B. The Black Box Problem (Transparency and Explainability)
Many advanced algorithms, especially those using complex Artificial Intelligence (AI) techniques, are considered "black boxes."
- What is the Black Box? It refers to the difficulty, even for the designers, of understanding precisely *why* the algorithm reached a specific decision or output. The process is too intricate to reverse-engineer easily.
- The Issue: If an algorithm denies someone a mortgage or parole, the affected person often has no legal right to demand an explanation of the factors leading to that negative outcome. This lack of transparency undermines fairness and trust.
C. Accountability and Power
When an algorithm makes a harmful or biased decision, who is responsible?
- Is it the programmer?
- Is it the company that deployed the system?
- Is it the training data set?
The diffusion of responsibility within complex Algorithmic Systems makes accountability difficult.
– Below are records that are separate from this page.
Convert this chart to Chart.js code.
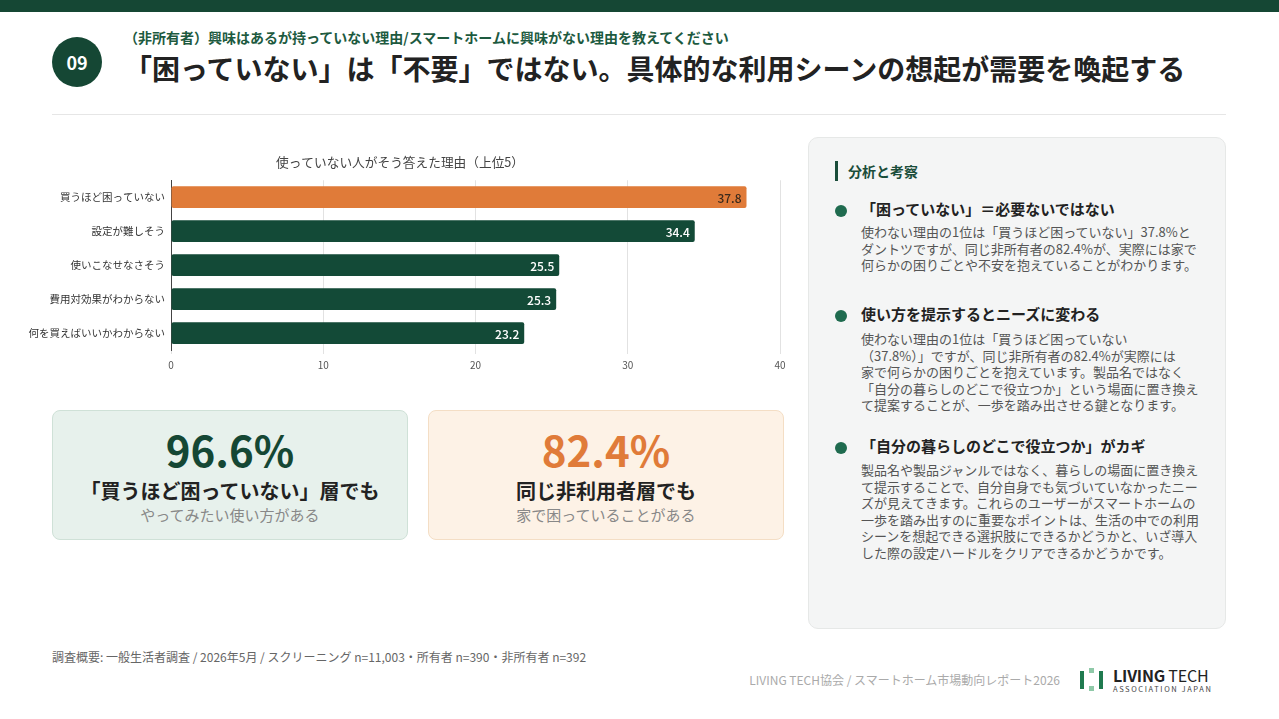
<!DOCTYPE html>
<html lang="ja">
<head>
<meta charset="utf-8">
<script src="https://cdn.jsdelivr.net/npm/chart.js@4.4.1/dist/chart.umd.min.js"></script>
<style>
  * { margin: 0; padding: 0; box-sizing: border-box; }
  body { width: 1279px; height: 719px; background: #fff; position: relative; overflow: hidden;
         font-family: "Noto Sans CJK JP", "Noto Sans", sans-serif; color: #222; }
  .abs { position: absolute; white-space: nowrap; }
  .topband { left: 0; top: 0; width: 1279px; height: 12px; background: #154734; }
  .num { left: 52px; top: 37px; width: 50px; height: 50px; border-radius: 50%; background: #154734;
         color: #fff; font-weight: 700; font-size: 18px; line-height: 50px; text-align: center; }
  .sub { left: 124px; top: 27px; font-size: 14px; font-weight: 700; color: #1d5a3f; line-height: 20px; }
  .title { left: 124px; top: 48px; font-size: 28px; font-weight: 700; color: #222; line-height: 40px; }
  .rule { left: 52px; top: 114px; width: 1174px; height: 1px; background: #e6e6e6; }
  #chartBox { position: absolute; left: 20px; top: 140px; width: 780px; height: 240px; }
  .stat { top: 410px; width: 356px; height: 130px; border-radius: 8px; text-align: center; }
  .stat.g { left: 52px; background: #e7f1ec; border: 1px solid #cfe1d7; }
  .stat.o { left: 428px; background: #fdf2e6; border: 1px solid #f4dec5; }
  .stat .big { margin-top: 13px; font-size: 42px; font-weight: 700; line-height: 50px; }
  .stat .mid { margin-top: 4px; font-size: 20px; font-weight: 700; color: #222; line-height: 26px; }
  .stat .small { margin-top: 0px; font-size: 15px; color: #888; line-height: 22px; }
  .panel { left: 808px; top: 137px; width: 418px; height: 492px; background: #f4f5f5;
           border: 1px solid #e6e8e7; border-radius: 10px; }
  .ptitle { left: 835px; top: 161px; font-size: 14px; font-weight: 700; color: #1a4d3a; line-height: 20px;
            padding-left: 10px; border-left: 3px solid #1a4d3a; }
  .dot { width: 12px; height: 12px; border-radius: 50%; background: #1f6b4f; }
  .h { left: 861px; font-size: 15px; font-weight: 700; color: #222; line-height: 20px; }
  .b { left: 861px; font-size: 13px; color: #555; line-height: 16.5px; }
  .foot { left: 52px; top: 649px; font-size: 12px; color: #666; line-height: 16px; }
  .foot2 { right: 219px; top: 672px; font-size: 12px; color: #aaa; line-height: 16px; }
  .logo { left: 1113px; top: 666px; }
  .logo .t1 { font-size: 16px; line-height: 18px; color: #222; letter-spacing: -0.2px; }
  .logo .t2 { font-size: 7.5px; line-height: 9px; color: #444; letter-spacing: 1.6px; }
</style>
</head>
<body>
<div class="abs topband"></div>
<div class="abs num">09</div>
<div class="abs sub">（非所有者）興味はあるが持っていない理由/スマートホームに興味がない理由を教えてください</div>
<div class="abs title">「困っていない」は「不要」ではない。具体的な利用シーンの想起が需要を喚起する</div>
<div class="abs rule"></div>

<div id="chartBox"><canvas id="chart"></canvas></div>

<div class="abs stat g">
  <div class="big" style="color:#154734">96.6%</div>
  <div class="mid">「買うほど困っていない」層でも</div>
  <div class="small">やってみたい使い方がある</div>
</div>
<div class="abs stat o">
  <div class="big" style="color:#e07b39">82.4%</div>
  <div class="mid">同じ非利用者層でも</div>
  <div class="small">家で困っていることがある</div>
</div>

<div class="abs panel"></div>
<div class="abs ptitle">分析と考察</div>

<div class="abs dot" style="left:835px;top:205px"></div>
<div class="abs h" style="top:199px">「困っていない」＝必要ないではない</div>
<div class="abs b" style="top:224px">使わない理由の1位は「買うほど困っていない」37.8%と<br>ダントツですが、同じ非所有者の82.4%が、実際には家で<br>何らかの困りごとや不安を抱えていることがわかります。</div>

<div class="abs dot" style="left:835px;top:310px"></div>
<div class="abs h" style="top:304px">使い方を提示するとニーズに変わる</div>
<div class="abs b" style="top:331px">使わない理由の1位は「買うほど困っていない<br>（37.8%）」ですが、同じ非所有者の82.4%が実際には<br>家で何らかの困りごとを抱えています。製品名ではなく<br>「自分の暮らしのどこで役立つか」という場面に置き換え<br>て提案することが、一歩を踏み出させる鍵となります。</div>

<div class="abs dot" style="left:835px;top:442px"></div>
<div class="abs h" style="top:436px">「自分の暮らしのどこで役立つか」がカギ</div>
<div class="abs b" style="top:462px">製品名や製品ジャンルではなく、暮らしの場面に置き換え<br>て提示することで、自分自身でも気づいていなかったニー<br>ズが見えてきます。これらのユーザーがスマートホームの<br>一歩を踏み出すのに重要なポイントは、生活の中での利用<br>シーンを想起できる選択肢にできるかどうかと、いざ導入<br>した際の設定ハードルをクリアできるかどうかです。</div>

<div class="abs foot">調査概要: 一般生活者調査 / 2026年5月 / スクリーニング n=11,003・所有者 n=390・非所有者 n=392</div>
<div class="abs foot2">LIVING TECH協会 / スマートホーム市場動向レポート2026</div>

<svg class="abs" style="left:1080px;top:668px" width="24" height="24" viewBox="0 0 24 24">
  <rect x="0" y="3" width="4" height="18" fill="#1f7a4f"/>
  <rect x="9" y="0" width="5" height="5" fill="#8fc9a8"/>
  <rect x="9" y="18" width="5" height="5" fill="#8fc9a8"/>
  <rect x="19" y="3" width="4" height="18" fill="#1f7a4f"/>
</svg>
<div class="abs logo">
  <div class="t1"><b>LIVING</b> TECH</div>
  <div class="t2">ASSOCIATION JAPAN</div>
</div>

<script>
// 使っていない人がそう答えた理由（上位5）
const reasons = ['買うほど困っていない', '設定が難しそう', '使いこなせなさそう', '費用対効果がわからない', '何を買えばいいかわからない'];
const shares = [37.8, 34.4, 25.5, 25.3, 23.2];
const axisMax = 40;
const axisStep = 10;

const GREEN = '#134a37';
const ORANGE = '#e07b39';

Chart.defaults.font.family = '"Noto Sans CJK JP", "Noto Sans", sans-serif';

// value at the end of each bar
const valueLabels = {
  id: 'valueLabels',
  afterDatasetsDraw(chart) {
    const { ctx } = chart;
    const meta = chart.getDatasetMeta(0);
    meta.data.forEach((bar, i) => {
      ctx.save();
      ctx.font = '500 12px "Noto Sans CJK JP", sans-serif';
      ctx.fillStyle = i === 0 ? '#3b2a1c' : '#ffffff';
      ctx.textAlign = 'right';
      ctx.textBaseline = 'middle';
      ctx.fillText(shares[i].toFixed(1), bar.x - 5, bar.y + 1);
      ctx.restore();
    });
  }
};

new Chart(document.getElementById('chart'), {
  type: 'bar',
  data: {
    labels: reasons,
    datasets: [{
      data: shares,
      backgroundColor: shares.map((v, i) => i === 0 ? ORANGE : GREEN),
      borderRadius: 2,
      borderSkipped: false,
      barPercentage: 0.64,
      categoryPercentage: 1
    }]
  },
  options: {
    indexAxis: 'y',
    responsive: true,
    maintainAspectRatio: false,
    animation: false,
    layout: { padding: { left: 0, right: 20, top: 0, bottom: 4 } },
    plugins: {
      legend: { display: false },
      tooltip: { enabled: false },
      title: {
        display: true,
        text: '使っていない人がそう答えた理由（上位5）',
        color: '#444',
        font: { size: 12.7, weight: 'normal' },
        padding: { top: 15, bottom: 10 }
      }
    },
    scales: {
      x: {
        min: 0,
        max: axisMax,
        ticks: { stepSize: axisStep, color: '#555', font: { size: 10 }, padding: 5 },
        grid: { color: '#e2e2e2', tickLength: 4 },
        border: { display: false }
      },
      y: {
        afterFit(scale) { scale.width = 151; },
        ticks: { color: '#333', font: { size: 10.5 }, padding: 6 },
        grid: { display: false, drawTicks: false },
        border: { display: true, color: '#444', width: 1 }
      }
    }
  },
  plugins: [valueLabels]
});
</script>
</body>
</html>
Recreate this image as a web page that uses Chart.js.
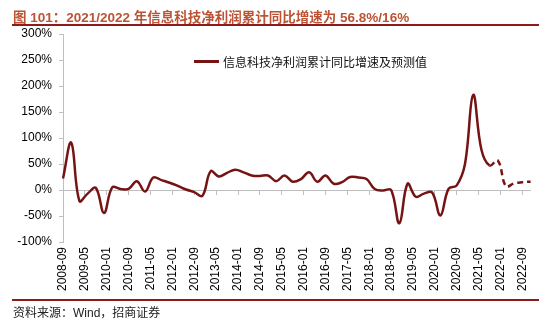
<!DOCTYPE html>
<html>
<head>
<meta charset="utf-8">
<script src="https://cdn.jsdelivr.net/npm/chart.js@4/dist/chart.umd.min.js"></script>
<style>
  body { margin: 0; background: #fff; font-family: "Liberation Sans", "Noto Sans CJK SC", sans-serif; }
  #wrap { position: relative; width: 550px; height: 323px; overflow: hidden; }
  #grafico { position: absolute; left: 0; top: 0; }
  .titulo { position: absolute; left: 13px; top: 6px; font-size: 13.5px; font-weight: bold; color: #bb5334; white-space: nowrap; }
  .raya { position: absolute; left: 12px; width: 527px; height: 2px; background: #8e1a1a; }
  .fuente { position: absolute; left: 13px; top: 303px; font-size: 12px; color: #222; white-space: nowrap; }
  .leyenda { position: absolute; left: 194px; top: 53px; font-size: 12px; color: #111; white-space: nowrap; display: flex; align-items: center; font-family: "Noto Sans CJK SC", sans-serif; }
  .leyenda span.linea { display: inline-block; width: 25px; height: 2.5px; background: #761414; margin-right: 4px; }
</style>
</head>
<body>
<div id="wrap">
  <canvas id="grafico" width="550" height="323"></canvas>
  <div class="titulo">图 101：2021/2022 年信息科技净利润累计同比增速为 56.8%/16%</div>
  <div class="raya" style="top:24px"></div>
  <div class="leyenda"><span class="linea"></span><span id="leyendaTexto"></span></div>
  <div class="raya" style="top:299px"></div>
  <div class="fuente">资料来源：Wind，招商证券</div>
</div>
<script>
// fechas trimestrales (cierre de trimestre)
const trimestres = [
  '2008-09', '2008-12',
  '2009-03', '2009-06', '2009-09', '2009-12',
  '2010-03', '2010-06', '2010-09', '2010-12',
  '2011-03', '2011-06', '2011-09', '2011-12',
  '2012-03', '2012-06', '2012-09', '2012-12',
  '2013-03', '2013-06', '2013-09', '2013-12',
  '2014-03', '2014-06', '2014-09', '2014-12',
  '2015-03', '2015-06', '2015-09', '2015-12',
  '2016-03', '2016-06', '2016-09', '2016-12',
  '2017-03', '2017-06', '2017-09', '2017-12',
  '2018-03', '2018-06', '2018-09', '2018-12',
  '2019-03', '2019-06', '2019-09', '2019-12',
  '2020-03', '2020-06', '2020-09', '2020-12',
  '2021-03', '2021-06', '2021-09',
  '2021-12', '2022-03', '2022-06', '2022-09', '2022-12'
];

// valores reales (%), 2008-09 .. 2021-09
const reales = [
  22, 91,
  -21, -7, 4, -44,
  5, 2, 2, 17,
  -3, 24, 19, 14,
  8, 1, -4, -11,
  36, 26, 33, 39,
  34, 28, 27, 28,
  17, 28, 16, 21,
  34, 16, 28, 12,
  15, 25, 24, 21,
  2, -1, 0, -64,
  12, -13, -7, -5,
  -49, 2, 9, 50,
  183, 78, 47
];

// valores de prediccion (%), 2021-12 .. 2022-12
const prediccion = [56.8, 7, 13, 15, 16];

const etiquetasVisibles = [
  '2008-09', '2009-05', '2010-01', '2010-09', '2011-05', '2012-01', '2012-09',
  '2013-05', '2014-01', '2014-09', '2015-05', '2016-01', '2016-09', '2017-05',
  '2018-01', '2018-09', '2019-05', '2020-01', '2020-09', '2021-05', '2022-01', '2022-09'
];

const yTicks = [-100, -50, 0, 50, 100, 150, 200, 250, 300];
const nombreSerie = '信息科技净利润累计同比增速及预测值';

// eje mensual 2008-09 .. 2022-12
const meses = [];
for (let a = 2008, m = 9; a < 2023; ) {
  meses.push(a + '-' + String(m).padStart(2, '0'));
  m++;
  if (m > 12) { m = 1; a++; }
}

const valores = reales.concat(prediccion);
const puntos = trimestres.map((t, i) => ({ x: t, y: valores[i] }));
const inicioPred = reales.length - 1;

document.querySelector('#leyendaTexto').textContent = nombreSerie;

Chart.defaults.font.family = "'Liberation Sans', Arial, sans-serif";
Chart.defaults.font.size = 12;
Chart.defaults.color = '#000';

const gris = '#bfbfbf';

new Chart('grafico', {
  type: 'line',
  data: {
    labels: meses,
    datasets: [{
      label: nombreSerie,
      data: puntos,
      borderColor: '#761414',
      borderWidth: 2.5,
      pointRadius: 0,
      tension: 0.4,
      fill: false,
      segment: {
        borderDash: ctx => ctx.p0DataIndex >= inicioPred ? [6, 4] : undefined
      }
    }]
  },
  options: {
    responsive: false,
    animation: false,
    devicePixelRatio: 1,
    layout: { padding: { top: 34, right: 15, bottom: 25, left: 0 } },
    plugins: {
      legend: { display: false },
      tooltip: { enabled: false }
    },
    scales: {
      x: {
        type: 'category',
        position: 'bottom',
        offset: false,
        grid: { display: false, drawTicks: false },
        border: { display: false },
        ticks: {
          autoSkip: false,
          minRotation: 90,
          maxRotation: 90,
          padding: 5,
          callback: (v, i) => etiquetasVisibles.includes(meses[i]) ? meses[i] : ''
        },
        afterFit: scale => { scale.height = 56; }
      },
      x2: {
        type: 'category',
        position: { y: 0 },
        offset: false,
        grid: {
          drawOnChartArea: false,
          drawTicks: true,
          tickLength: 4,
          color: ctx => etiquetasVisibles.includes(meses[ctx.index]) ? gris : 'rgba(0,0,0,0)'
        },
        border: { display: true, color: gris, width: 1 },
        ticks: { display: false, autoSkip: false }
      },
      y: {
        min: -100,
        max: 300,
        afterBuildTicks: scale => { scale.ticks = yTicks.map(v => ({ value: v })); },
        grid: { drawOnChartArea: false, tickLength: 4, color: gris },
        border: { color: gris, width: 1 },
        ticks: { padding: 7, callback: v => v + '%' },
        afterFit: scale => { scale.width = 63; }
      }
    }
  }
});
</script>
</body>
</html>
This challenge is central to managing Power (Concept 2.4) in the digital age, as digital systems now hold significant power over individual lives without clear oversight.
5. Key Takeaways: Algorithms in Digital Society
Quick Review Box
- Algorithm: A precise set of rules (a recipe) processed by a computer.
- Primary Function: To mediate and filter content (search, social media, recommendations).
- Filter Bubble: Algorithmic isolation based on past data, limiting viewpoint diversity.
- Algorithmic Bias: Systematic unfairness resulting from biased training data or flawed design, leading to discriminatory outputs.
- Black Box: The inability to explain or understand the decision-making process of complex algorithms, challenging transparency and accountability.